▶ **Collected material**:
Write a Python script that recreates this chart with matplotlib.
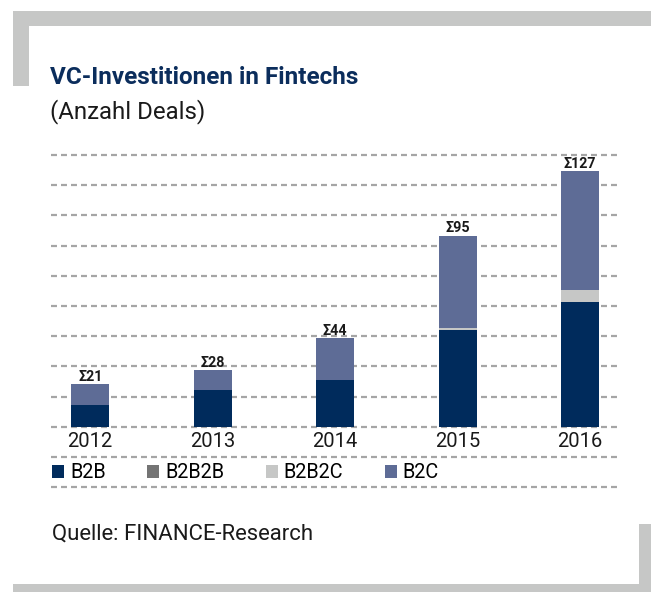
import matplotlib
matplotlib.use("Agg")
import matplotlib.pyplot as plt
from matplotlib.patches import Rectangle

# data
years = ["2012", "2013", "2014", "2015", "2016"]
b2b = [11, 18, 23, 48, 62]
b2b2b = [0, 0, 0, 0, 0]
b2b2c = [0, 0, 0, 1, 6]
b2c = [10, 10, 21, 46, 59]
totals = [21, 28, 44, 95, 127]
series_names = ["B2B", "B2B2B", "B2B2C", "B2C"]
series_colors = ["#002b5c", "#747474", "#c6c7c6", "#5e6c96"]

plt.rcParams["font.family"] = ["Roboto", "DejaVu Sans"]
plt.rcParams["lines.scale_dashes"] = False

W, H = 651, 592
fig = plt.figure(figsize=(W / 100, H / 100), dpi=100)

def fx(px):
    return px / W

def fy(py):
    return 1 - py / H

# grey frame pieces
frame = "#c6c7c6"
for x0, y0, x1, y1 in [(12.7, 10.7, 651, 26), (12.7, 10.7, 29, 86),
                       (639, 524, 651, 592), (12.7, 584, 651, 592)]:
    fig.add_artist(Rectangle((fx(x0), fy(y1)), fx(x1) - fx(x0), fy(y0) - fy(y1),
                             transform=fig.transFigure, color=frame, lw=0))

fig.text(fx(50), fy(84.3), "VC-Investitionen in Fintechs", fontsize=17.5,
         fontweight="bold", color="#0b2d5c", va="baseline")
fig.text(fx(50), fy(118.3), "(Anzahl Deals)", fontsize=17.3, color="#1a1a1a", va="baseline")
fig.text(fx(52), fy(539.3), "Quelle: FINANCE-Research", fontsize=15.9, color="#1a1a1a",
         va="baseline")

ax = fig.add_axes([fx(51), fy(426.7), fx(618) - fx(51), fy(155) - fy(426.7)])
x = list(range(len(years)))
bottom = [0] * len(years)
handles = []
for vals, name, col in zip([b2b, b2b2b, b2b2c, b2c], series_names, series_colors):
    h = ax.bar(x, vals, width=0.31, bottom=bottom, color=col, label=name, zorder=3)
    handles.append(h)
    bottom = [b + v for b, v in zip(bottom, vals)]

for xi, t in zip(x, totals):
    ax.text(xi, t + 1.6, "\u03a3" + str(t), ha="center", va="baseline",
            fontsize=10.3, fontweight="bold", color="#1a1a1a")

for g in range(-30, 136, 15):
    ax.axhline(g, color="#a5a5a5", lw=1.6, linestyle=(0, (4.3, 2.9)),
               clip_on=False, zorder=1)

ax.set_xlim(-0.32, 4.31)
ax.set_ylim(0, 135)
ax.set_xticks(x)
ax.set_xticklabels(years, fontsize=14.5, color="#1a1a1a")
ax.tick_params(axis="x", length=0, pad=4)
ax.set_yticks([])
for s in ax.spines.values():
    s.set_visible(False)

fs = 14.3
leg = fig.legend(handles, series_names, ncol=4, loc="center left",
                 bbox_to_anchor=(fx(52), fy(473)), frameon=False, fontsize=fs,
                 handlelength=0.6, handleheight=0.6, handletextpad=0.3,
                 columnspacing=2.1, borderpad=0, borderaxespad=0)

fig.savefig("out.png", dpi=100)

▶ **Requirement**:
Check each line above for the word "matplotlib", and copy the lines where it appears.

▶ **Written solution**:
Write a Python script that recreates this chart with matplotlib.
import matplotlib
matplotlib.use("Agg")
import matplotlib.pyplot as plt
from matplotlib.patches import Rectangle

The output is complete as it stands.